TASK DESCRIPTION | Start at the line that contains "What TikZ code", stop at the line that contains "(0,0) rectangle (735,730);", and repeat every line in that span, those two included, with no pictures.

RECORDS FOR THE EXERCISE |

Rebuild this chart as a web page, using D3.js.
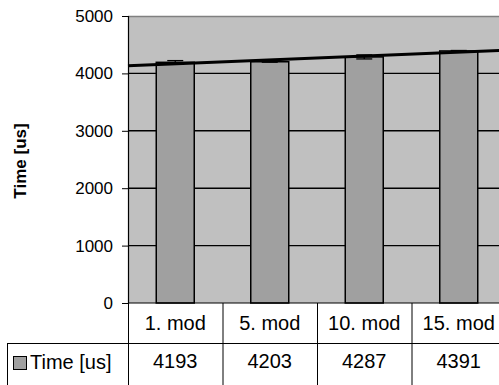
<!DOCTYPE html>
<html>
<head>
<meta charset="utf-8">
<script src="https://cdn.jsdelivr.net/npm/d3@7"></script>
<style>
  html, body { margin: 0; padding: 0; background: #fff; }
  svg { display: block; font-family: "Liberation Sans", Arial, sans-serif; }
</style>
</head>
<body>
<svg id="chart" width="499" height="385"></svg>
<script>
// Benchmark: run time per module count
const categories = ["1. mod", "5. mod", "10. mod", "15. mod"];
const times = [4193, 4203, 4287, 4391];
const errors = [30, 8, 35, 8];
const yTicks = [0, 1000, 2000, 3000, 4000, 5000];
const seriesName = "Time [us]";

const svg = d3.select("#chart");
const plotL = 128, plotR = 506, plotT = 16, plotB = 303;
const rowH = 40;
const fontFam = "Liberation Sans, Arial, sans-serif";

const x = d3.scaleBand().domain(categories).range([plotL, plotR]);
const y = d3.scaleLinear().domain([0, 5000]).range([plotB, plotT]);

// plot background
svg.append("rect")
  .attr("x", plotL).attr("y", plotT)
  .attr("width", plotR - plotL).attr("height", plotB - plotT)
  .attr("fill", "#c0c0c0");
svg.append("line")
  .attr("x1", plotL).attr("x2", plotR).attr("y1", plotT + 0.5).attr("y2", plotT + 0.5)
  .attr("stroke", "#808080").attr("stroke-width", 1.5);

// gridlines
svg.append("g").selectAll("line")
  .data(yTicks.filter(d => d > 0 && d < 5000))
  .join("line")
  .attr("x1", plotL).attr("x2", plotR)
  .attr("y1", d => y(d)).attr("y2", d => y(d))
  .attr("stroke", "#000").attr("stroke-width", 1.4);

// y axis
const yAxis = d3.axisLeft(y).tickValues(yTicks).tickFormat(d3.format("d")).tickSize(6).tickPadding(9);
const gy = svg.append("g").attr("transform", `translate(${plotL},0)`).call(yAxis)
  .attr("font-family", fontFam).attr("font-size", 17);
gy.select(".domain").attr("stroke", "#000").attr("stroke-width", 1.2);
gy.selectAll(".tick line").attr("stroke", "#000");
gy.selectAll("text").attr("fill", "#000");

// y axis title
svg.append("text")
  .attr("transform", `translate(26,161) rotate(-90)`)
  .attr("text-anchor", "middle")
  .attr("font-size", 17).attr("font-weight", "bold")
  .text(seriesName);

// bars
const barW = 38;
svg.append("g").selectAll("rect")
  .data(times)
  .join("rect")
  .attr("x", (d, i) => x(categories[i]) + x.bandwidth() / 2 - barW / 2)
  .attr("y", d => y(d))
  .attr("width", barW)
  .attr("height", d => plotB - y(d))
  .attr("fill", "#a0a0a0")
  .attr("stroke", "#000").attr("stroke-width", 1.5);

// error bars
const capW = 16;
const eb = svg.append("g").attr("stroke", "#000").attr("stroke-width", 1.3);
times.forEach((v, i) => {
  const cx = x(categories[i]) + x.bandwidth() / 2;
  const hi = y(v + errors[i]), lo = y(v - errors[i]);
  eb.append("line").attr("x1", cx).attr("x2", cx).attr("y1", hi).attr("y2", lo);
  eb.append("line").attr("x1", cx - capW / 2).attr("x2", cx + capW / 2).attr("y1", hi).attr("y2", hi);
  eb.append("line").attr("x1", cx - capW / 2).attr("x2", cx + capW / 2).attr("y1", lo).attr("y2", lo);
});

// linear trend line (least squares over category index)
const n = times.length;
const xs = d3.range(1, n + 1);
const mx = d3.mean(xs), my = d3.mean(times);
const slope = d3.sum(xs, (xi, i) => (xi - mx) * (times[i] - my)) / d3.sum(xs, xi => (xi - mx) ** 2);
const trend = xi => my + slope * (xi - mx);
const idxToPx = d3.scaleLinear().domain([0.5, n + 0.5]).range([plotL, plotR]);
svg.append("line")
  .attr("x1", idxToPx(0.5)).attr("y1", y(trend(0.5)))
  .attr("x2", idxToPx(n + 0.5)).attr("y2", y(trend(n + 0.5)))
  .attr("stroke", "#000").attr("stroke-width", 3);

// x axis base line
svg.append("line")
  .attr("x1", plotL).attr("x2", plotR).attr("y1", plotB).attr("y2", plotB)
  .attr("stroke", "#000").attr("stroke-width", 1.2);

// data table
const tbl = svg.append("g").attr("stroke", "#000").attr("stroke-width", 1);
const row2 = plotB + rowH;
const legendLeft = 7.5;
categories.forEach(c => {
  const bx = x(c) + 0.5;
  tbl.append("line").attr("x1", bx).attr("x2", bx).attr("y1", plotB).attr("y2", 385);
});
tbl.append("line").attr("x1", plotR).attr("x2", plotR).attr("y1", plotB).attr("y2", 385);
tbl.append("line").attr("x1", legendLeft).attr("x2", plotR).attr("y1", row2 + 0.5).attr("y2", row2 + 0.5);
tbl.append("line").attr("x1", legendLeft).attr("x2", legendLeft).attr("y1", row2).attr("y2", 385);

const tf = 20;
svg.append("g").selectAll("text")
  .data(categories)
  .join("text")
  .attr("x", d => x(d) + x.bandwidth() / 2)
  .attr("y", plotB + rowH / 2 + 7)
  .attr("text-anchor", "middle")
  .attr("font-size", tf)
  .text(d => d);

svg.append("g").selectAll("text")
  .data(times)
  .join("text")
  .attr("x", (d, i) => x(categories[i]) + x.bandwidth() / 2)
  .attr("y", row2 + 25)
  .attr("text-anchor", "middle")
  .attr("font-size", tf)
  .text(d => d);

// legend key in table
svg.append("rect")
  .attr("x", 13.5).attr("y", row2 + 13.5).attr("width", 13).attr("height", 13)
  .attr("fill", "#a0a0a0").attr("stroke", "#000").attr("stroke-width", 1);
svg.append("text")
  .attr("x", 30).attr("y", row2 + 26)
  .attr("font-size", tf)
  .text(seriesName);
</script>
</body>
</html>
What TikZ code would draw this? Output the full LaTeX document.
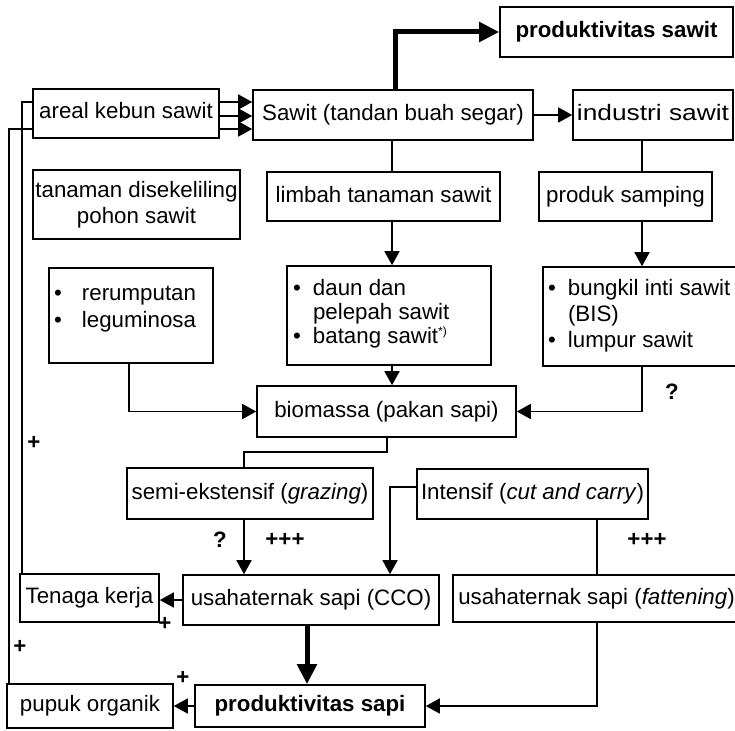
\documentclass[tikz,border=0pt]{standalone}
\usepackage{fontspec}
\setmainfont{Liberation Sans}
\newfontfamily\widefont[FakeStretch=1.18]{Liberation Sans}
\usetikzlibrary{arrows.meta,backgrounds}
\begin{document}
\begin{tikzpicture}[x=1pt,y=-1pt,
  font=\fontsize{22.3}{26}\selectfont,
  frame/.style={draw, line width=1.6pt, inner sep=0pt, fill=white},
  box/.style={frame, text height=16pt, text depth=5pt},
  boldtext/.style={font=\fontsize{22.3}{26}\selectfont\bfseries},
  conn/.style={line width=1.6pt},
  arr/.style={conn, -{Triangle[length=14pt,width=15pt]}},
  bigarr/.style={line width=5pt, -{Triangle[length=20pt,width=19pt]}},
  sign/.style={font=\fontsize{22.3}{26}\selectfont\bfseries, inner sep=0pt}
]
\useasboundingbox (0,0) rectangle (735,730);

% boxes
\node[box, minimum width=186pt, minimum height=49pt] (areal) at (126,113.5) {areal kebun sawit};
\node[box, minimum width=280pt, minimum height=50pt] (sawit) at (393,115) {Sawit (tandan buah segar)};
\node[box, boldtext, minimum width=233pt, minimum height=50pt] (prodsawit) at (616.5,32) {produktivitas sawit};
\node[box, minimum width=160pt, minimum height=50pt] (industri) at (653,115) {\widefont industri sawit};
\node[frame, minimum width=207pt, minimum height=69pt, align=center] (tanaman) at (136.5,204.5) {tanaman disekeliling\\pohon sawit};
\node[box, minimum width=233pt, minimum height=49pt] (limbah) at (383.5,196.5) {limbah tanaman sawit};
\node[box, minimum width=173pt, minimum height=49pt] (produk) at (625.5,196.5) {produk samping};

\node[frame] (rer) at (131,315.5) {\begin{minipage}[c][95pt][t]{164pt}\fontsize{22.3}{27}\selectfont
\vspace*{16pt}%
\hspace*{5pt}\makebox[28pt][l]{•}\rule{0pt}{16pt}rerumputan\par
\hspace*{5pt}\makebox[28pt][l]{•}leguminosa\par
\end{minipage}};

\node[frame] (daun) at (389,315.5) {\begin{minipage}[c][99pt][t]{204pt}\fontsize{22.3}{24}\selectfont
\vspace*{13pt}%
\hspace*{6pt}\makebox[20pt][l]{•}\rule{0pt}{16pt}daun dan\par
\hspace*{26pt}pelepah sawit\par
\hspace*{6pt}\makebox[20pt][l]{•}batang sawit\textsuperscript{\fontsize{12}{12}\selectfont *)}\par
\end{minipage}};

\node[frame] (bungkil) at (640,316.5) {\begin{minipage}[c][99pt][t]{194pt}\fontsize{22.3}{26}\selectfont
\vspace*{12pt}%
\hspace*{5pt}\makebox[20pt][l]{•}\rule{0pt}{16pt}bungkil inti sawit\par
\hspace*{25pt}(BIS)\par
\hspace*{5pt}\makebox[20pt][l]{•}lumpur sawit\par
\end{minipage}};

\node[box, minimum width=259pt, minimum height=51pt] (bio) at (386.5,411.5) {biomassa (pakan sapi)};
\node[box, minimum width=246pt, minimum height=51pt] (semi) at (250,493.5) {semi-ekstensif (\textit{grazing})};
\node[box, minimum width=231pt, minimum height=50pt] (intensif) at (532.5,494) {Intensif (\textit{cut and carry})};
\node[box, minimum width=139pt, minimum height=48pt] (tenaga) at (89.5,598) {Tenaga kerja};
\node[box, minimum width=256pt, minimum height=50pt] (cco) at (311,600) {usahaternak sapi (CCO)};
\node[box, minimum width=287pt, minimum height=47pt] (fat) at (596.5,598.5) {usahaternak sapi (\textit{fattening})};
\node[box, boldtext, minimum width=230pt, minimum height=42pt] (prodsapi) at (310,706) {produktivitas sapi};
\node[box, minimum width=166pt, minimum height=44pt] (pupuk) at (90,706) {pupuk organik};

% feedback lines behind the areal box
\begin{scope}[on background layer]
\draw[arr] (22,0 |- tenaga.north) -- (22,102) -- (sawit.west |- 0,102);
\draw[arr] (9,0 |- pupuk.north) -- (9,129) -- (sawit.west |- 0,129);
\end{scope}
\draw[arr] (areal.east |- 0,116) -- (sawit.west |- 0,116);

% connectors
\draw[bigarr] (395,0 |- sawit.north) |- (prodsawit.west);
\draw[arr] (sawit.east) -- (industri.west);
\draw[conn] (392,0 |- sawit.south) -- (392,0 |- limbah.north);
\draw[conn] (642,0 |- industri.south) -- (642,0 |- produk.north);
\draw[arr] (392,0 |- limbah.south) -- (392,0 |- daun.north);
\draw[arr] (642,0 |- produk.south) -- (642,0 |- bungkil.north);
\draw[arr] (392,0 |- daun.south) -- (392,0 |- bio.north);
\draw[arr] (129,0 |- rer.south) |- (bio.west);
\draw[arr] (642,0 |- bungkil.south) |- (bio.east);
\draw[conn] (387,0 |- bio.south) -- (387,452) -| (244,0 |- semi.north);
\draw[arr] (244,0 |- semi.south) -- (244,0 |- cco.north);
\draw[arr] (intensif.west |- 0,487) -| (390,0 |- cco.north);
\draw[line width=1.1pt] (597,0 |- intensif.south) -- (597,0 |- fat.north);
\draw[arr] (cco.west) -- (tenaga.east |- cco.west);
\draw[bigarr] (307,0 |- cco.south) -- (307,0 |- prodsapi.north);
\draw[arr] (597,0 |- fat.south) |- (prodsapi.east);
\draw[arr] (prodsapi.west) -- (pupuk.east |- prodsapi.west);

% signs
\node[sign] (s1) at (34,443) {+};
\node[sign] (s2) at (165,624) {+};
\node[sign] (s3) at (20,647) {+};
\node[sign] (s4) at (183,678) {+};
\node[sign] (q1) at (672,392) {?};
\node[sign] (q2) at (220,540) {?};
\node[sign] (p1) at (285,540) {+++};
\node[sign] (p2) at (647,540) {+++};
\end{tikzpicture}
\end{document}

EXERCISE RESULT |
What TikZ code would draw this? Output the full LaTeX document.
\documentclass[tikz,border=0pt]{standalone}
\usepackage{fontspec}
\setmainfont{Liberation Sans}
\newfontfamily\widefont[FakeStretch=1.18]{Liberation Sans}
\usetikzlibrary{arrows.meta,backgrounds}
\begin{document}
\begin{tikzpicture}[x=1pt,y=-1pt,
  font=\fontsize{22.3}{26}\selectfont,
  frame/.style={draw, line width=1.6pt, inner sep=0pt, fill=white},
  box/.style={frame, text height=16pt, text depth=5pt},
  boldtext/.style={font=\fontsize{22.3}{26}\selectfont\bfseries},
  conn/.style={line width=1.6pt},
  arr/.style={conn, -{Triangle[length=14pt,width=15pt]}},
  bigarr/.style={line width=5pt, -{Triangle[length=20pt,width=19pt]}},
  sign/.style={font=\fontsize{22.3}{26}\selectfont\bfseries, inner sep=0pt}
]
\useasboundingbox (0,0) rectangle (735,730);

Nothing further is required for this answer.